Ronald Matthew Meadows (born 7 February 1964) is a British Formula One mechanic and team manager. He is currently the sporting director at the Mercedes AMG Petronas Motorsport Formula One team.

==Career==
Meadows started his career in motorsport as a mechanic in his early teens and worked his way through the ranks to running his own Formula 3000 squad. After several years as a team boss, Meadows moved to the US to work for Walker Racing in the Indy Car series. Meadows later joined Adrian Reynard's fledging British American Racing team as their factory manager. After the Brackley-based team struggled during their maiden season, Meadows was promoted to team manager and remained with them as they became Honda Racing, and then took on the sporting director role in 2008. In 2009, he helped Brawn GP take their one and only World Championship, and remained in the same sporting director position as the champions were bought out by Mercedes winning 8 constructors and 7 drivers titles with the team.
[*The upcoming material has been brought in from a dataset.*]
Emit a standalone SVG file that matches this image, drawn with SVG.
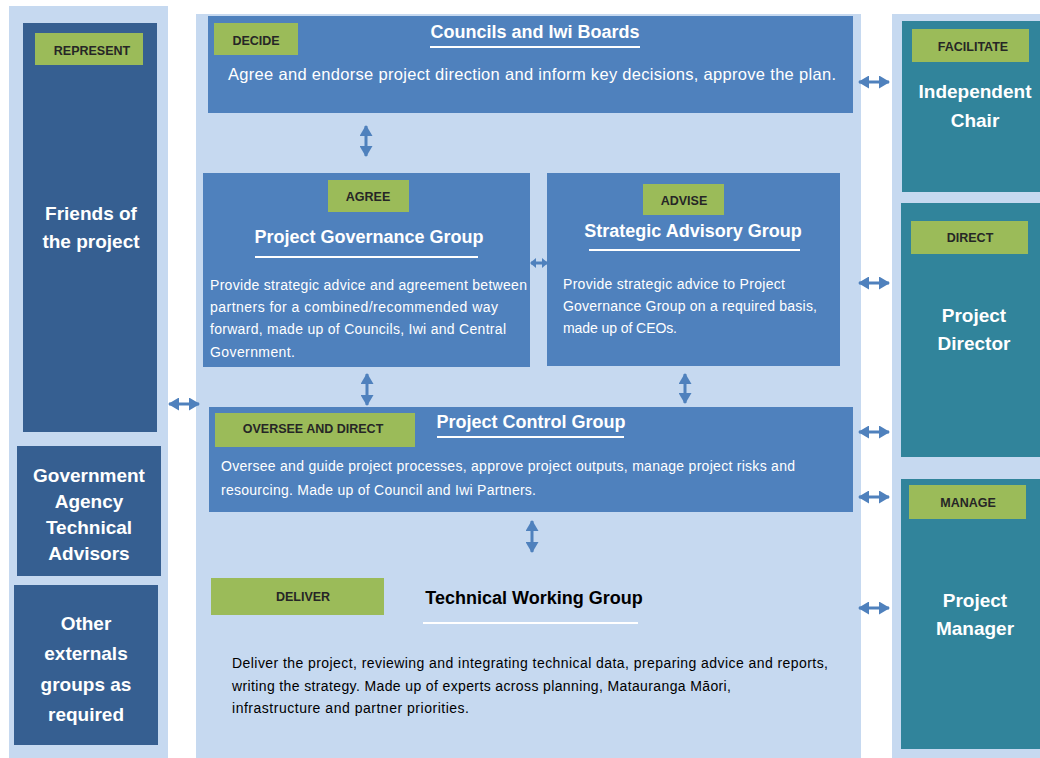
<svg xmlns="http://www.w3.org/2000/svg" width="1040" height="758" viewBox="0 0 1040 758">
<defs>
<marker id="ah" markerUnits="userSpaceOnUse" markerWidth="11" markerHeight="13" viewBox="0 0 11 13" refX="10" refY="6.5" orient="auto-start-reverse"><path d="M0,0 L11,6.5 L0,13 Z" fill="#4f81bd"/></marker>
<marker id="ahs" markerUnits="userSpaceOnUse" markerWidth="6" markerHeight="10" viewBox="0 0 6 10" refX="5" refY="5" orient="auto-start-reverse"><path d="M0,0 L6,5 L0,10 Z" fill="#4f81bd"/></marker>
<style>
.bg{fill:#c6d9f0}
.mid{fill:#4f81bd}
.dark{fill:#365f91}
.teal{fill:#31849b}
.lab{fill:#9bbb59}
.lt{font-family:"Liberation Sans",Arial,sans-serif;font-weight:bold;font-size:12.5px;fill:#262626;text-anchor:middle}
.ttl{font-family:"Liberation Sans",Arial,sans-serif;font-weight:bold;font-size:18px;fill:#ffffff;text-anchor:middle}
.side{font-family:"Liberation Sans",Arial,sans-serif;font-weight:bold;font-size:19px;fill:#ffffff;text-anchor:middle}
.body{font-family:"Liberation Sans",Arial,sans-serif;font-size:14px;fill:#ffffff}
.dbody{font-family:"Liberation Sans",Arial,sans-serif;font-size:14px;fill:#000000}
.ul{stroke:#ffffff;stroke-width:2}
.con{stroke:#4f81bd;stroke-width:3;fill:none}
</style>
</defs>
<rect width="1040" height="758" fill="#ffffff"/>
<rect class="bg" x="9" y="6" width="159" height="752"/>
<rect class="bg" x="196" y="14" width="665" height="744"/>
<rect class="bg" x="892" y="14" width="148" height="744"/>

<g id="friends">
<rect class="dark" x="23" y="23" width="134" height="409"/>
<rect class="lab" x="35" y="33" width="108" height="32"/>
<text class="lt" x="92" y="55">REPRESENT</text>
<text class="side" x="91" y="220">Friends of</text>
<text class="side" x="91" y="248">the project</text>
</g>
<g id="gov-agency">
<rect class="dark" x="17" y="446" width="144" height="130"/>
<text class="side" x="89" y="482">Government</text>
<text class="side" x="89" y="508">Agency</text>
<text class="side" x="89" y="534">Technical</text>
<text class="side" x="89" y="560">Advisors</text>
</g>
<g id="other-externals">
<rect class="dark" x="14" y="585" width="144" height="160"/>
<text class="side" x="86" y="630">Other</text>
<text class="side" x="86" y="660">externals</text>
<text class="side" x="86" y="691">groups as</text>
<text class="side" x="86" y="721">required</text>
</g>

<g id="councils">
<rect class="mid" x="208" y="16" width="645" height="97"/>
<rect class="lab" x="214" y="23" width="84" height="32"/>
<text class="lt" x="256" y="45">DECIDE</text>
<text class="ttl" x="535" y="38">Councils and Iwi Boards</text>
<line class="ul" x1="430" y1="47" x2="640" y2="47"/>
<text class="body" x="228" y="80" style="font-size:16.5px" textLength="608">Agree and endorse project direction and inform key decisions, approve the plan.</text>
</g>

<g id="pgg">
<rect class="mid" x="203" y="173" width="327" height="194"/>
<rect class="lab" x="328" y="180" width="81" height="32"/>
<text class="lt" x="368" y="201">AGREE</text>
<text class="ttl" x="369" y="243">Project Governance Group</text>
<line class="ul" x1="255" y1="257" x2="478" y2="257"/>
<text class="body" x="210" y="290" textLength="317">Provide strategic advice and agreement between</text>
<text class="body" x="210" y="312" textLength="288">partners for a combined/recommended way</text>
<text class="body" x="210" y="334" textLength="296">forward, made up of Councils, Iwi and Central</text>
<text class="body" x="210" y="357" textLength="85">Government.</text>
</g>

<g id="sag">
<rect class="mid" x="547" y="173" width="293" height="193"/>
<rect class="lab" x="643" y="184" width="81" height="31"/>
<text class="lt" x="684" y="205">ADVISE</text>
<text class="ttl" x="693" y="237">Strategic Advisory Group</text>
<line class="ul" x1="589" y1="250" x2="800" y2="250"/>
<text class="body" x="563" y="289" textLength="222">Provide strategic advice to Project</text>
<text class="body" x="563" y="311" textLength="254">Governance Group on a required basis,</text>
<text class="body" x="563" y="333" textLength="114">made up of CEOs.</text>
</g>

<g id="pcg">
<rect class="mid" x="209" y="407" width="644" height="105"/>
<rect class="lab" x="215" y="413" width="200" height="34"/>
<text class="lt" x="313" y="433">OVERSEE AND DIRECT</text>
<text class="ttl" x="531" y="428">Project Control Group</text>
<line class="ul" x1="437" y1="437" x2="624" y2="437"/>
<text class="body" x="221" y="471" textLength="574">Oversee and guide project processes, approve project outputs, manage project risks and</text>
<text class="body" x="221" y="495" textLength="315">resourcing. Made up of Council and Iwi Partners.</text>
</g>

<g id="twg">
<rect class="lab" x="211" y="578" width="173" height="37"/>
<text class="lt" x="303" y="601">DELIVER</text>
<text class="ttl" x="534" y="604" style="fill:#000000">Technical Working Group</text>
<line class="ul" x1="423" y1="623" x2="638" y2="623"/>
<text class="dbody" x="232" y="668" textLength="596">Deliver the project, reviewing and integrating technical data, preparing advice and reports,</text>
<text class="dbody" x="232" y="691" textLength="499">writing the strategy. Made up of experts across planning, Matauranga Māori,</text>
<text class="dbody" x="232" y="713" textLength="237">infrastructure and partner priorities.</text>
</g>

<g id="chair">
<rect class="teal" x="902" y="21" width="138" height="171"/>
<rect class="lab" x="912" y="29" width="117" height="33"/>
<text class="lt" x="973" y="51">FACILITATE</text>
<text class="side" x="975" y="98">Independent</text>
<text class="side" x="975" y="127">Chair</text>
</g>
<g id="director">
<rect class="teal" x="901" y="203" width="139" height="254"/>
<rect class="lab" x="911" y="221" width="117" height="33"/>
<text class="lt" x="970" y="242">DIRECT</text>
<text class="side" x="974" y="322">Project</text>
<text class="side" x="974" y="350">Director</text>
</g>
<g id="manager">
<rect class="teal" x="901" y="479" width="139" height="270"/>
<rect class="lab" x="909" y="485" width="117" height="34"/>
<text class="lt" x="968" y="507">MANAGE</text>
<text class="side" x="975" y="607">Project</text>
<text class="side" x="975" y="635">Manager</text>
</g>

<g id="connectors">
<line class="con" x1="366" y1="126" x2="366" y2="156" marker-start="url(#ah)" marker-end="url(#ah)"/>
<line class="con" x1="367" y1="374" x2="367" y2="405" marker-start="url(#ah)" marker-end="url(#ah)"/>
<line class="con" x1="685" y1="374" x2="685" y2="403" marker-start="url(#ah)" marker-end="url(#ah)"/>
<line class="con" x1="532" y1="521" x2="532" y2="552" marker-start="url(#ah)" marker-end="url(#ah)"/>
<line class="con" x1="531" y1="263" x2="547" y2="263" marker-start="url(#ahs)" marker-end="url(#ahs)"/>
<line class="con" x1="169" y1="404" x2="199" y2="404" marker-start="url(#ah)" marker-end="url(#ah)"/>
<line class="con" x1="859" y1="82" x2="889" y2="82" marker-start="url(#ah)" marker-end="url(#ah)"/>
<line class="con" x1="859" y1="283" x2="889" y2="283" marker-start="url(#ah)" marker-end="url(#ah)"/>
<line class="con" x1="859" y1="432" x2="889" y2="432" marker-start="url(#ah)" marker-end="url(#ah)"/>
<line class="con" x1="859" y1="497" x2="889" y2="497" marker-start="url(#ah)" marker-end="url(#ah)"/>
<line class="con" x1="859" y1="608" x2="889" y2="608" marker-start="url(#ah)" marker-end="url(#ah)"/>
</g>
</svg>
In his current role Meadows is responsible for managing garage operations and is the lead figure on the Mercedes pit wall. He also represents the team in discussions with the FIA and the Sporting Working Group and directly communicates with race control during the race weekend.

==Personal life==
Meadows is the father of racing driver Michael Meadows, who notably won the Blancpain GT Series Sprint Cup title in 2018. The pair co-founded a karting and Formula 4 team, Argenti Motorsport, in late 2019.